If we only attend to the laudatory readings, I worry that Peter and Paul will sound too much like distant and legendary figures, the Remus and Romulus of a universal Church, set for a pedestal but set apart perhaps from the wear and tear of our lives down here on the ground. Peter and Paul belong on the pedestals we have given them, but in these days when all sorts of statues are coming down for some good, some misguided reasons, we have to admit that Peter and Paul too are complex figures with complicated legacies. I’m thinking here particularly of the history of the papacy and some of those things we read in the letters of Paul about slavery and gendered codes of conduct. What do we do about these things? Jump on the iconoclastic bandwagon and cancel those parts of Scripture and Tradition that we judge by the fluid standards of our times to be embarrassing, obtuse, or otherwise offensive? Hardly, although there are complicated examples we could explore.

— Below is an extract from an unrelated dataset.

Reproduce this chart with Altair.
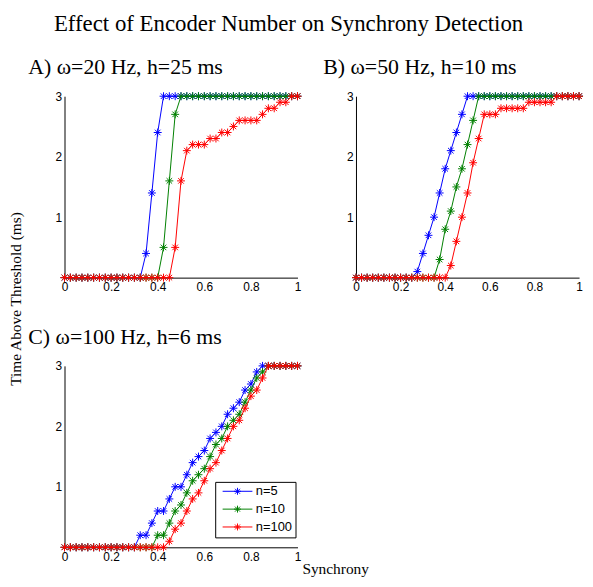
import altair as alt
import pandas as pd

# ---------------- data ----------------
synchrony = [0.0, 0.025, 0.05, 0.075, 0.1, 0.125, 0.15, 0.175, 0.2, 0.225,
             0.25, 0.275, 0.3, 0.325, 0.35, 0.375, 0.4, 0.425, 0.45, 0.475,
             0.5, 0.525, 0.55, 0.575, 0.6, 0.625, 0.65, 0.675, 0.7, 0.725,
             0.75, 0.775, 0.8, 0.825, 0.85, 0.875, 0.9, 0.925, 0.95, 0.975,
             1.0]

series = ["n=5", "n=10", "n=100"]
colors = ["#0000FF", "#008000", "#FF0000"]

# Panel A: omega=20 Hz, h=25 ms
a_n5 = [0, 0, 0, 0, 0, 0, 0, 0, 0, 0,
        0, 0, 0, 0, 0.4, 1.4, 2.4, 3, 3, 3,
        3, 3, 3, 3, 3, 3, 3, 3, 3, 3,
        3, 3, 3, 3, 3, 3, 3, 3, 3, 3,
        3]
a_n10 = [0, 0, 0, 0, 0, 0, 0, 0, 0, 0,
         0, 0, 0, 0, 0, 0, 0, 0.5, 1.6, 2.7,
         3, 3, 3, 3, 3, 3, 3, 3, 3, 3,
         3, 3, 3, 3, 3, 3, 3, 3, 3, 3,
         3]
a_n100 = [0, 0, 0, 0, 0, 0, 0, 0, 0, 0,
          0, 0, 0, 0, 0, 0, 0, 0, 0, 0.5,
          1.6, 2.1, 2.2, 2.2, 2.2, 2.3, 2.3, 2.4, 2.4, 2.5,
          2.6, 2.6, 2.6, 2.6, 2.7, 2.8, 2.8, 2.9, 2.9, 3,
          3]

# Panel B: omega=50 Hz, h=10 ms
b_n5 = [0, 0, 0, 0, 0, 0, 0, 0, 0, 0,
        0, 0.1, 0.4, 0.7, 1.0, 1.4, 1.8, 2.1, 2.4, 2.7,
        3, 3, 3, 3, 3, 3, 3, 3, 3, 3,
        3, 3, 3, 3, 3, 3, 3, 3, 3, 3,
        3]
b_n10 = [0, 0, 0, 0, 0, 0, 0, 0, 0, 0,
         0, 0, 0, 0, 0, 0.3, 0.8, 1.1, 1.5, 1.8,
         2.2, 2.6, 3, 3, 3, 3, 3, 3, 3, 3,
         3, 3, 3, 3, 3, 3, 3, 3, 3, 3,
         3]
b_n100 = [0, 0, 0, 0, 0, 0, 0, 0, 0, 0,
          0, 0, 0, 0, 0, 0, 0, 0.2, 0.6, 1.0,
          1.4, 1.9, 2.3, 2.7, 2.7, 2.7, 2.8, 2.8, 2.8, 2.8,
          2.8, 2.9, 2.9, 2.9, 2.9, 2.9, 3, 3, 3, 3,
          3]

# Panel C: omega=100 Hz, h=6 ms
c_n5 = [0, 0, 0, 0, 0, 0, 0, 0, 0, 0,
        0, 0, 0, 0.2, 0.2, 0.4, 0.6, 0.6, 0.8, 1.0,
        1.0, 1.2, 1.4, 1.5, 1.6, 1.8, 1.9, 2.0, 2.2, 2.3,
        2.4, 2.6, 2.7, 2.9, 3, 3, 3, 3, 3, 3,
        3]
c_n10 = [0, 0, 0, 0, 0, 0, 0, 0, 0, 0,
         0, 0, 0, 0, 0, 0, 0.2, 0.2, 0.4, 0.6,
         0.7, 0.9, 1.1, 1.2, 1.3, 1.5, 1.7, 1.8, 2.0, 2.1,
         2.2, 2.4, 2.6, 2.8, 2.9, 3, 3, 3, 3, 3,
         3]
c_n100 = [0, 0, 0, 0, 0, 0, 0, 0, 0, 0,
          0, 0, 0, 0, 0, 0, 0, 0, 0.1, 0.3,
          0.4, 0.6, 0.8, 0.9, 1.1, 1.3, 1.4, 1.6, 1.8, 2.0,
          2.1, 2.3, 2.5, 2.6, 2.8, 3, 3, 3, 3, 3,
          3]

x_ticks = [0, 0.2, 0.4, 0.6, 0.8, 1]
y_ticks = [1, 2, 3]

main_title = "Effect of Encoder Number on Synchrony Detection"
titles = ["A) \u03c9=20 Hz, h=25 ms", "B) \u03c9=50 Hz, h=10 ms", "C) \u03c9=100 Hz, h=6 ms"]
y_label = "Time Above Threshold (ms)"
x_label = "Synchrony"

# ---------------- styling ----------------
ASTER = "M-1,0H1M0,-1V1M-0.7,-0.7L0.7,0.7M-0.7,0.7L0.7,-0.7"
LEG = "M-3,0H3M0,-0.7V0.7M-0.7,0H0.7M-0.5,-0.5L0.5,0.5M-0.5,0.5L0.5,-0.5"
SERIF = "Liberation Serif"
SANS = "Liberation Sans"


def make_df(vals):
    rows = []
    for name, ys in zip(series, vals):
        for x, y in zip(synchrony, ys):
            rows.append({"synchrony": x, "time": y, "encoders": name})
    return pd.DataFrame(rows)


def panel(vals, title, dx, width, legend=False, y_title=False, x_title=False):
    df = make_df(vals)
    if x_title:
        xaxis = alt.Axis(values=x_ticks, format="~g", labelFlush=False,
                         title=x_label, titleX=273, titleY=26,
                         titleBaseline="alphabetic", titleAlign="center")
    else:
        xaxis = alt.Axis(values=x_ticks, format="~g", labelFlush=False, title=None)
    if y_title:
        yaxis = alt.Axis(values=y_ticks, title=y_label, titleX=-49, titleY=204,
                         titleBaseline="middle", titleAlign="center")
    else:
        yaxis = alt.Axis(values=y_ticks, title=None)
    X = alt.X("synchrony:Q", scale=alt.Scale(domain=[0, 1], nice=False), axis=xaxis)
    Y = alt.Y("time:Q", scale=alt.Scale(domain=[0, 3], nice=False), axis=yaxis)
    if legend:
        leg = alt.Legend(title=None, orient="none", legendX=152, legendY=117,
                         symbolType=LEG, symbolSize=100, symbolOffset=13,
                         labelOffset=12, symbolStrokeWidth=1,
                         symbolFillColor="transparent",
                         labelFont=SANS, labelFontSize=13, labelColor="black",
                         strokeColor="black", fillColor="white",
                         padding=3, rowPadding=4)
    else:
        leg = None
    color = alt.Color("encoders:N", scale=alt.Scale(domain=series, range=colors),
                      legend=leg)
    layers = []
    for s in series:
        base = alt.Chart(df).transform_filter(alt.datum.encoders == s)
        layers.append(base.mark_line(strokeWidth=1).encode(x=X, y=Y, color=color))
        layers.append(base.mark_point(shape=ASTER, size=64, strokeWidth=1,
                                      filled=False, opacity=1)
                      .encode(x=X, y=Y, color=color))
    return alt.layer(*layers).properties(
        width=width, height=183,
        title=alt.TitleParams(text=title, anchor="start", frame="group", dx=dx,
                              offset=11, font=SERIF,
                              fontSize=22, fontWeight="normal", color="black"))


pa = panel([a_n5, a_n10, a_n100], titles[0], -36.5, 235, y_title=True)
pb = panel([b_n5, b_n10, b_n100], titles[1], -33, 225)
pc = panel([c_n5, c_n10, c_n100], titles[2], -36.5, 235, legend=True, x_title=True)

chart = alt.concat(
    pa, pb, pc, columns=2, spacing={"row": 89, "column": 59}, bounds="flush"
).resolve_scale(
    color="independent"
).properties(
    title=alt.TitleParams(text=main_title, anchor="middle", dx=-8.5, offset=21,
                          font=SERIF, fontSize=23, fontWeight="normal",
                          color="black"),
    padding={"left": 1, "top": 2.5, "right": 0, "bottom": 0},
).configure_view(stroke=None).configure_axis(
    grid=False, ticks=False, domainColor="black", domainWidth=1,
    labelColor="black", labelFont=SANS, labelFontSize=12,
    titleFont=SERIF, titleFontSize=15.5, titleFontWeight="normal", titleColor="black",
).configure_axisX(labelPadding=4).configure_axisY(labelPadding=3)

chart.save("out.html", embed_options={"renderer": "svg", "actions": False})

We are confronted with a question about how to put people on pedestals, even our saints, even our foundational saints. It can’t be for us a simple matter of holding somebody up as an unqualified, imitable success story of grace, accomplishment, or virtue. If honouring a person is a way of loving that person and not just pushing a narrative or promoting an agenda, then we also have to acknowledge their limitations and forgive their failures. We have to be willing to cooperate with the Spirit in not effacing but reconciling their legacies with the true advances that we make in scientific method, moral reasoning, social consciousness, and religious belief and practice. The only pedestal that Peter and Paul sought was the one they could share with Christ crucified. The pedestals they keep aren’t so much set in stone as in the spirit of humility that made them who we actually honour them for being, another Christ.
I’m reminded of someone I’ve introduced to you before in my preaching, an inmate named Madonna at the prison I used to say Mass at. He was on fire with Scripture because, as he said to me once, “Father, look at who Jesus chose to surround himself with. The apostles are people who are just like me!” Madonna was someone who knew in his gut that a feast of the apostles is a feast of our own flesh and blood and dust and ash. We see in them in perhaps an exaggerated way how grace can triumph in our stumbling natures, how grace will triumph when God is all in all, but we also see in them how unfalteringly faithful Christ is with us when we get things wrong, when we mess things up, when we get knocked off our pedestals (or in Paul’s case literally his high horse).
Thanks to Madonna, I was thinking about how I would have preached these readings, the readings we actually get for the feast, inside the prison, and it strikes me that the message there would hold just as well for us here. The strongest gates are the ones we close ourselves behind. Those aren’t prison gates, which angels and apostles and sinners have crossed over and staked as one of the places where Christ chooses to be found. Those aren’t the gates of the underworld, which Christ broke open when he descended into the dead and which cannot withstand the siege of the Church’s witness. The strong gates we close ourselves behind are the pieces of the past that we keep telling ourselves we’re no better than. They’re the things in ourselves and in others that we can’t or won’t forgive. They’re where we think we’ve got things all figured out and nobody’s going to tell us otherwise come hell or high water, but even those gates aren’t really locked. We could say in the spirit of Psalm 139, “O Lord, where can I go from your spirit? Or where can I flee from your presence? Whatever gates I find myself caught behind, whatever places I feel myself stuck in, you are there. Your hand shall lead me, your right hand hold me fast.” If we put ourselves into this first reading, just as Peter was flanked by two guards (who a tradition says later became saints themselves, Martinian and Processus, buried in St. Peter’s Basilica and commemorated this upcoming this week on July 2), Christ guards us with his saints. St. Peter to our left jangles the keys to interior freedom. St. Paul on our right brandishes the sword of God’s word to silence the voices of shaming accusation. Christ himself lays his life down at our feet, like a pedestal, to support the steps we don’t always know how to take forward in faith, humility, and the truth that sets us free.
We obviously are going to hear these readings differently from somebody who is actually in prison, but given that freedom of ours, these readings, this feast, and our current events call us to mind of our criminal justice systems. They call us to the mercy of visiting and ransoming the captive. For some of us, that might mean actually getting into the prisons in various volunteer and educational capacities. For all of us, it entails a greater proactive sensitivity to the societal factors that feed the incarceration complex: poverty rates, childhood literacy rates, legislative agendas, immigration policies, judicial protocols, consumer habits, racial bias. As Pope Francis once said about prisons to prisoners, here but for the grace of God go I, so by God’s grace we ourselves find ways to bind back injustices in our systems and to loosen the bonds on our own flesh and blood.